### Exercise requirements
Write out the opening lines of the data word for word, up to and including the line with "const labelTails = ['θ", and leave every picture and every later line out.

[start of Data extract]

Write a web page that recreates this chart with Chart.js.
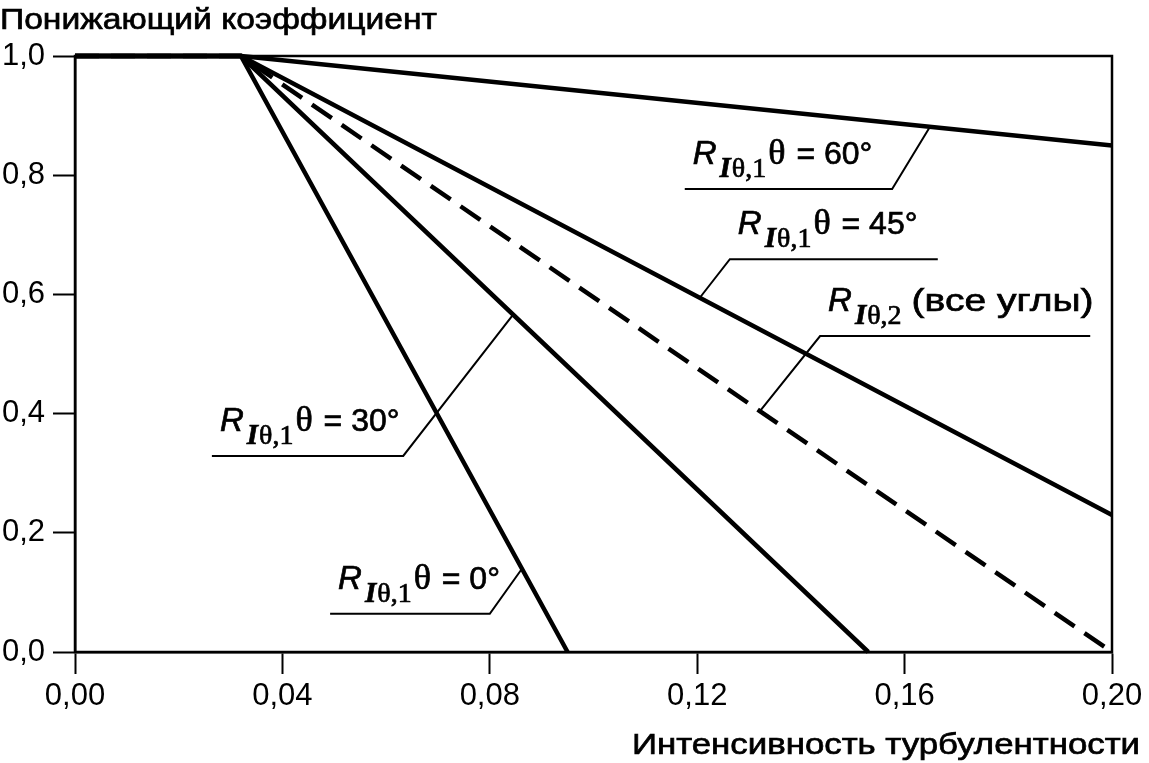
<!DOCTYPE html>
<html>
<head>
<meta charset="utf-8">
<script src="https://cdn.jsdelivr.net/npm/chart.js@4.4.0/dist/chart.umd.min.js"></script>
<style>
  html, body { margin: 0; padding: 0; background: #fff; }
  #wrap { width: 1149px; height: 763px; position: relative; }
</style>
</head>
<body>
<div id="wrap"><canvas id="chart"></canvas></div>
<script>
// reduction factor vs turbulence intensity

// curve vertices: x = turbulence intensity, y = reduction factor
const kneeX = 0.032;
const curveX0 = [0, kneeX, 0.095];   // R_Iθ,1, θ = 0°
const curveY0 = [1, 1, 0];
const curveX30 = [0, kneeX, 0.153];  // θ = 30°
const curveY30 = [1, 1, 0];
const curveX45 = [0, kneeX, 0.20];   // θ = 45°
const curveY45 = [1, 1, 0.23];
const curveX60 = [0, kneeX, 0.20];   // θ = 60°
const curveY60 = [1, 1, 0.85];
const curveXAll = [0, kneeX, 0.20];  // R_Iθ,2, all angles
const curveYAll = [1, 1, 0];

const xTicks = [0, 0.04, 0.08, 0.12, 0.16, 0.20];
const yTicks = [0, 0.2, 0.4, 0.6, 0.8, 1.0];

const yTitle = 'Понижающий коэффициент';
const xTitle = 'Интенсивность турбулентности';

// label pieces: R + subscript + tail
const labelSubs = ['Iθ,1', 'Iθ,1', 'Iθ,1', 'Iθ,1', 'Iθ,2'];
const labelTails = ['θ = 0°', 'θ = 30°', 'θ = 45°', 'θ = 60°', '(все углы)'];

const SANS = '"Liberation Sans", Arial, sans-serif';
const SERIF = '"Liberation Serif", "Times New Roman", serif';

// where the callouts sit (data units): shelf line, and the point on the curve it points to
const callouts = [
  { xs: curveX0, ys: curveY0, shelf: [0.0492, 0.0800], shelfY: 0.064, tipX: 0.0862, end: 'right' },
  { xs: curveX30, ys: curveY30, shelf: [0.0264, 0.0633], shelfY: 0.329, tipX: 0.0845, end: 'right' },
  { xs: curveX45, ys: curveY45, shelf: [0.1263, 0.1664], shelfY: 0.659, tipX: 0.1205, end: 'left' },
  { xs: curveX60, ys: curveY60, shelf: [0.1176, 0.1576], shelfY: 0.777, tipX: 0.1649, end: 'right' },
  { xs: curveXAll, ys: curveYAll, shelf: [0.1437, 0.1958], shelfY: 0.530, tipX: 0.1321, end: 'left' }
];

function pts(xs, ys) {
  return xs.map((x, i) => ({ x: x, y: ys[i] }));
}

function curveAt(xs, ys, x) {
  for (let i = 1; i < xs.length; i++) {
    if (x <= xs[i]) {
      const t = (x - xs[i - 1]) / (xs[i] - xs[i - 1]);
      return ys[i - 1] + t * (ys[i] - ys[i - 1]);
    }
  }
  return ys[ys.length - 1];
}

// fill + a hairline stroke so the text looks a bit heavier, like the scan
function ink(ctx, text, x, y) {
  ctx.fillText(text, x, y);
  ctx.lineWidth = 0.7;
  ctx.strokeText(text, x, y);
}

// text squeezed/stretched to a given width
function fitText(ctx, text, x, y, width) {
  const w = ctx.measureText(text).width;
  ctx.save();
  ctx.translate(x, y);
  ctx.scale(width / w, 1);
  ink(ctx, text, 0, 0);
  ctx.restore();
}

function drawLabel(ctx, x, y, sub, tail) {
  ctx.textAlign = 'left';
  ctx.textBaseline = 'alphabetic';
  ctx.font = 'italic 33px ' + SANS;
  ink(ctx, 'R', x, y);
  x += ctx.measureText('R').width + 3;
  ctx.font = 'italic bold 29px ' + SERIF;
  ink(ctx, sub[0], x, y + 13);
  x += ctx.measureText(sub[0]).width + 1;
  ctx.font = '28px ' + SERIF;
  ink(ctx, sub.slice(1), x, y + 13);
  x += ctx.measureText(sub.slice(1)).width + 2;
  if (tail[0] === 'θ') {
    ctx.font = '36px ' + SERIF;
    ink(ctx, 'θ', x, y);
    x += ctx.measureText('θ').width + 2;
    ctx.font = '32px ' + SANS;
    ink(ctx, tail.slice(1), x, y);
  } else {
    ctx.font = '32px ' + SANS;
    fitText(ctx, tail, x + 8, y, 182);
  }
}

const decor = {
  id: 'decor',
  beforeDatasetsDraw(chart) {
    const ctx = chart.ctx;
    const a = chart.chartArea;
    ctx.save();
    ctx.strokeStyle = '#000';
    ctx.lineWidth = 2.5;
    ctx.strokeRect(a.left, a.top, a.right - a.left, a.bottom - a.top);
    ctx.restore();
  },
  afterDraw(chart) {
    const ctx = chart.ctx;
    const xs = chart.scales.x;
    const ys = chart.scales.y;
    ctx.save();
    ctx.fillStyle = '#000';
    ctx.strokeStyle = '#000';

    // axis titles
    ctx.textAlign = 'left';
    ctx.textBaseline = 'alphabetic';
    ctx.font = '30px ' + SANS;
    fitText(ctx, yTitle, 0, 29, 437);
    ctx.font = '30px ' + SANS;
    fitText(ctx, xTitle, 632, 754, 508);

    // callouts
    callouts.forEach((c, i) => {
      const x1 = xs.getPixelForValue(c.shelf[0]);
      const x2 = xs.getPixelForValue(c.shelf[1]);
      const sy = ys.getPixelForValue(c.shelfY);
      const tx = xs.getPixelForValue(c.tipX);
      const ty = ys.getPixelForValue(curveAt(c.xs, c.ys, c.tipX));
      ctx.lineWidth = 2;
      ctx.beginPath();
      if (c.end === 'right') {
        ctx.moveTo(x1, sy);
        ctx.lineTo(x2, sy);
        ctx.lineTo(tx, ty);
      } else {
        ctx.moveTo(x2, sy);
        ctx.lineTo(x1, sy);
        ctx.lineTo(tx, ty);
      }
      ctx.stroke();
      drawLabel(ctx, x1 + 8, sy - 25, labelSubs[i], labelTails[i]);
    });
    ctx.restore();
  }
};

function line(xs, ys, dash) {
  return {
    data: pts(xs, ys),
    borderColor: '#000',
    borderWidth: 4.5,
    borderDash: dash || [],
    borderCapStyle: 'butt',
    pointRadius: 0,
    tension: 0,
    fill: false,
    clip: false
  };
}

new Chart(document.getElementById('chart'), {
  type: 'line',
  data: {
    datasets: [
      line(curveX0, curveY0),
      line(curveX30, curveY30),
      line(curveX45, curveY45),
      line(curveX60, curveY60),
      line(curveXAll, curveYAll, [24, 12])
    ]
  },
  options: {
    responsive: true,
    maintainAspectRatio: false,
    animation: false,
    events: [],
    layout: { padding: { top: 56, right: 37, left: 0, bottom: 0 } },
    plugins: { legend: { display: false }, tooltip: { enabled: false } },
    scales: {
      x: {
        type: 'linear',
        min: 0,
        max: 0.2,
        afterBuildTicks: (s) => { s.ticks = xTicks.map((v) => ({ value: v })); },
        afterFit: (s) => { s.height = 111; },
        border: { display: true, color: '#000', width: 2.5 },
        grid: { drawOnChartArea: false, drawTicks: true, tickLength: 22, tickColor: '#000', tickWidth: 2 },
        ticks: {
          color: '#000',
          font: { size: 31, family: SANS },
          padding: 4,
          maxRotation: 0,
          autoSkip: false,
          callback: (v) => v.toFixed(2).replace('.', ',')
        }
      },
      y: {
        min: 0,
        max: 1,
        afterBuildTicks: (s) => { s.ticks = yTicks.map((v) => ({ value: v })); },
        afterFit: (s) => { s.width = 75; },
        border: { display: true, color: '#000', width: 2.5 },
        grid: { drawOnChartArea: false, drawTicks: true, tickLength: 22, tickColor: '#000', tickWidth: 2 },
        ticks: {
          color: '#000',
          font: { size: 31, family: SANS },
          padding: 8,
          autoSkip: false,
          callback: (v) => v.toFixed(1).replace('.', ',')
        }
      }
    }
  },
  plugins: [decor]
});
</script>
</body>
</html>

[end of Data extract]

### Result for this exercise
Write a web page that recreates this chart with Chart.js.
<!DOCTYPE html>
<html>
<head>
<meta charset="utf-8">
<script src="https://cdn.jsdelivr.net/npm/chart.js@4.4.0/dist/chart.umd.min.js"></script>
<style>
  html, body { margin: 0; padding: 0; background: #fff; }
  #wrap { width: 1149px; height: 763px; position: relative; }
</style>
</head>
<body>
<div id="wrap"><canvas id="chart"></canvas></div>
<script>
// reduction factor vs turbulence intensity

// curve vertices: x = turbulence intensity, y = reduction factor
const kneeX = 0.032;
const curveX0 = [0, kneeX, 0.095];   // R_Iθ,1, θ = 0°
const curveY0 = [1, 1, 0];
const curveX30 = [0, kneeX, 0.153];  // θ = 30°
const curveY30 = [1, 1, 0];
const curveX45 = [0, kneeX, 0.20];   // θ = 45°
const curveY45 = [1, 1, 0.23];
const curveX60 = [0, kneeX, 0.20];   // θ = 60°
const curveY60 = [1, 1, 0.85];
const curveXAll = [0, kneeX, 0.20];  // R_Iθ,2, all angles
const curveYAll = [1, 1, 0];

const xTicks = [0, 0.04, 0.08, 0.12, 0.16, 0.20];
const yTicks = [0, 0.2, 0.4, 0.6, 0.8, 1.0];

const yTitle = 'Понижающий коэффициент';
const xTitle = 'Интенсивность турбулентности';

// label pieces: R + subscript + tail
const labelSubs = ['Iθ,1', 'Iθ,1', 'Iθ,1', 'Iθ,1', 'Iθ,2'];
const labelTails = ['θ = 0°', 'θ = 30°', 'θ = 45°', 'θ = 60°', '(все углы)'];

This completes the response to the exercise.